Assim era que, certo dia, tal alvo era arrancado de sua existência mais ou menos

modorrenta por algo de totalmente inesperado – a chegada de uma carta enviada

diretamente da Espanha. Para melhor ilustrar o funcionamento do esquema, Vicente

Reis transcreve na íntegra o texto de uma dessas cartas, recebida em 1901 por um

morador da cidade paulista de Lorena, de nome José Martins Barbosa. Assinada por um

certo Manuel Suarez Lopes, “Cura-Parroco” da “Iglesia Parroquial de Santa Maria”, em

Pamplona, a correspondência trazia os devidos selos, carimbos e chancelas – sinais com

aparência de inequívoca autenticidade – e uma narrativa extraordinária:

Muy Signor mio y hermano en Jesucristo: En cunplimiento de uno de los

deberes que me impone el sagrado cargo de que me hallo revestido me derijo a

U para comunicarle la parte que le corresponde de un asunto que me fue

confiado en confesion por um desgraciado prisionero dos dias antes de su

muerte y all que pende el futuro porvenir de una inocente creatura que ha que

dado huerfana y bajo nuestra protecion y amparo, segun las ultimas

disposiciones testamentarias dictados por su difunto padre.
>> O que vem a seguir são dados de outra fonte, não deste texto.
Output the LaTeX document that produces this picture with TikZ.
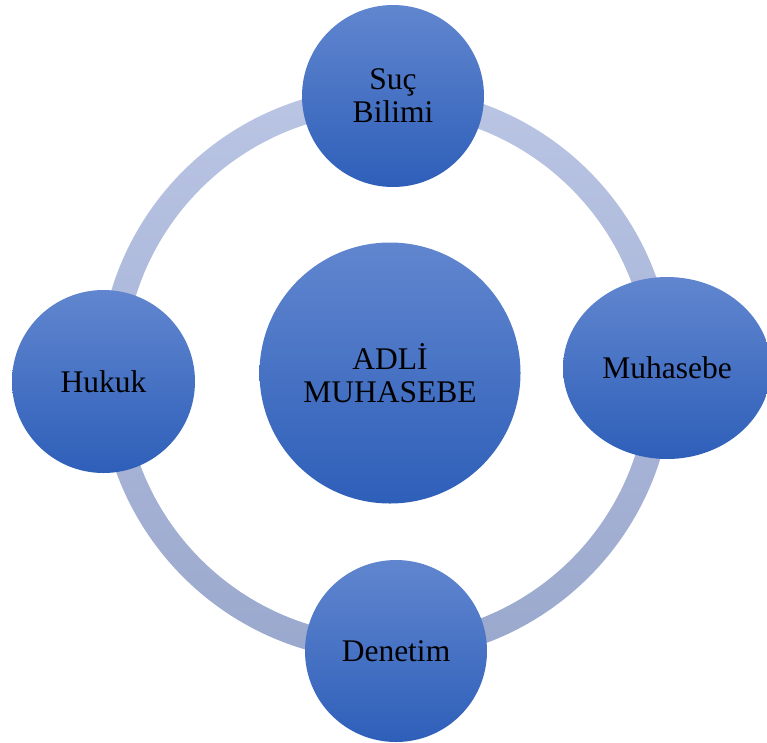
\documentclass[tikz,border=0pt]{standalone}
\usepackage{fontspec}
\setmainfont{Liberation Serif}
\usetikzlibrary{shapes.geometric}

\definecolor{bluetop}{HTML}{6186CF}
\definecolor{bluebot}{HTML}{2E5FB9}
\definecolor{ringtop}{HTML}{BAC5E4}
\definecolor{ringbot}{HTML}{9AA8CD}

\begin{document}
\begin{tikzpicture}[x=1pt,y=-1pt,
  bubble/.style={circle,inner sep=0pt,top color=bluetop,bottom color=bluebot,
    align=center,font=\fontsize{31.5}{33}\selectfont}]
\clip (0,0) rectangle (767,742);
% ring behind the circles
\coordinate (o) at (386,374);
\shade[top color=ringtop,bottom color=ringbot,even odd rule]
  (o) circle[radius=287] (o) circle[radius=262];

% centre
\node[bubble,minimum size=261pt] (adli) at (390,373) {ADL\.I\\MUHASEBE};

% around
\node[bubble,minimum size=182pt] (sucbilimi) at (393,96) {Suç\\Bilimi};
\node[bubble,ellipse,minimum width=208pt,minimum height=182pt] (muhasebe) at (667,368) {Muhasebe};
\node[bubble,minimum size=182pt] (denetim) at (396,651) {Denetim};
\node[bubble,minimum size=183pt] (hukuk) at (103.5,381.5) {Hukuk};
\end{tikzpicture}
\end{document}
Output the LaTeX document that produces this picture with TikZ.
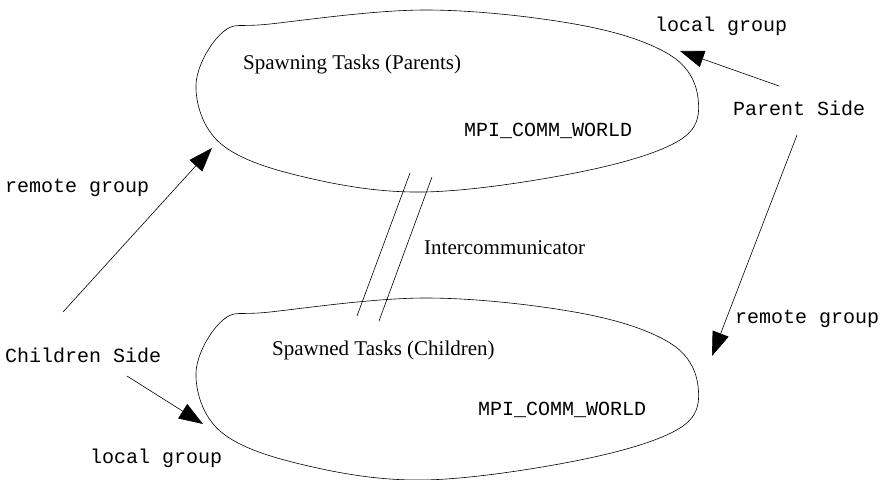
\documentclass[tikz,border=0pt]{standalone}
\usepackage{fontspec}
\setmainfont{Liberation Serif}
\setmonofont{Liberation Mono}
\usetikzlibrary{arrows.meta}
\begin{document}
\begin{tikzpicture}[x=1pt,y=-1pt,
  lbl/.style={inner sep=0pt,anchor=base west,font=\fontsize{21}{25}\selectfont},
  tlbl/.style={lbl,font=\fontsize{20}{24}\selectfont\ttfamily},
  blob/.style={line width=0.6pt,black},
  conn/.style={line width=0.6pt,-{Triangle[length=24pt,width=17pt]}},
  wire/.style={line width=0.6pt}]
\useasboundingbox (0,0) rectangle (885,479);
% blobs
\draw[blob] plot[smooth cycle,tension=0.6] coordinates {(196,85) (223,32) (270,24) (427,10) (580,25) (670,55) (698,98) (680,140) (580,172) (423,192) (300,176) (220,143)};
\begin{scope}[yshift=-288pt]
\draw[blob] plot[smooth cycle,tension=0.6] coordinates {(196,85) (223,32) (270,24) (427,10) (580,25) (670,55) (698,98) (680,140) (580,172) (423,192) (300,176) (220,143)};
\end{scope}
% texts
\node[lbl] (par) at (243,69) {Spawning Tasks (Parents)};
\node[tlbl] (w1) at (464,136) {MPI\_COMM\_WORLD};
\node[lbl] (chi) at (272,355) {Spawned Tasks (Children)};
\node[tlbl] (w2) at (478,415) {MPI\_COMM\_WORLD};
\node[lbl] (ic) at (424,254) {Intercommunicator};
\node[tlbl] (lgr) at (655,31) {local group};
\node[tlbl] (ps) at (733,115) {Parent Side};
\node[tlbl] (rgr) at (735,323) {remote group};
\node[tlbl] (rgl) at (5,192) {remote group};
\node[tlbl] (cs) at (5,362) {Children Side};
\node[tlbl] (lgl) at (90,463) {local group};
% intercommunicator lines
\coordinate (i1a) at (410,173); \coordinate (i1b) at (357,316);
\coordinate (i2a) at (432,177); \coordinate (i2b) at (379,321);
\draw[wire] (i1a) -- (i1b);
\draw[wire] (i2a) -- (i2b);
% arrows
\coordinate (ps1) at (779,86); \coordinate (t1) at (680,51);
\coordinate (ps2) at (797,135); \coordinate (t2) at (712,356);
\coordinate (cs1) at (63,312); \coordinate (t3) at (212,148);
\coordinate (cs2) at (127,376); \coordinate (t4) at (203,424);
\draw[conn] (ps1) -- (t1);
\draw[conn] (ps2) -- (t2);
\draw[conn] (cs1) -- (t3);
\draw[conn] (cs2) -- (t4);
\end{tikzpicture}
\end{document}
Nesse início vertiginoso, o religioso espanhol declara que tem a tratar com o

destinatário da carta de assunto dos mais espinhosos, a ele confiado sob segredo de

confissão por um condenado à morte, e do encaminhamento do qual depende o destino

de uma pobre e infeliz órfã – e esse é só o começo da narrativa. Em seguida, e no

mesmo tom dramático, Manuel Suarez Lopes identifica o indivíduo por ele mencionado

– o “desgraciado prisionero e difunto padre” – como Don Eduardo Martinez

Castellanos, valente coronel do exército espanhol, cuja vida plena de aventuras teria

incluído, entre diversas outras passagens, um amargo período de exílio no Brasil, onde

havia adotado outro nome e conhecido o mesmo José Martins Barbosa, a quem a carta

era agora dirigida. Don Eduardo tinha voltado para a Espanha e – lamentava informar o

cura – falecido no cárcere havia pouco, deixando uma herança da ordem de 2.450.000

pesetas e uma filha com 13 anos de idade, Luiza, internada em um colégio de Madri.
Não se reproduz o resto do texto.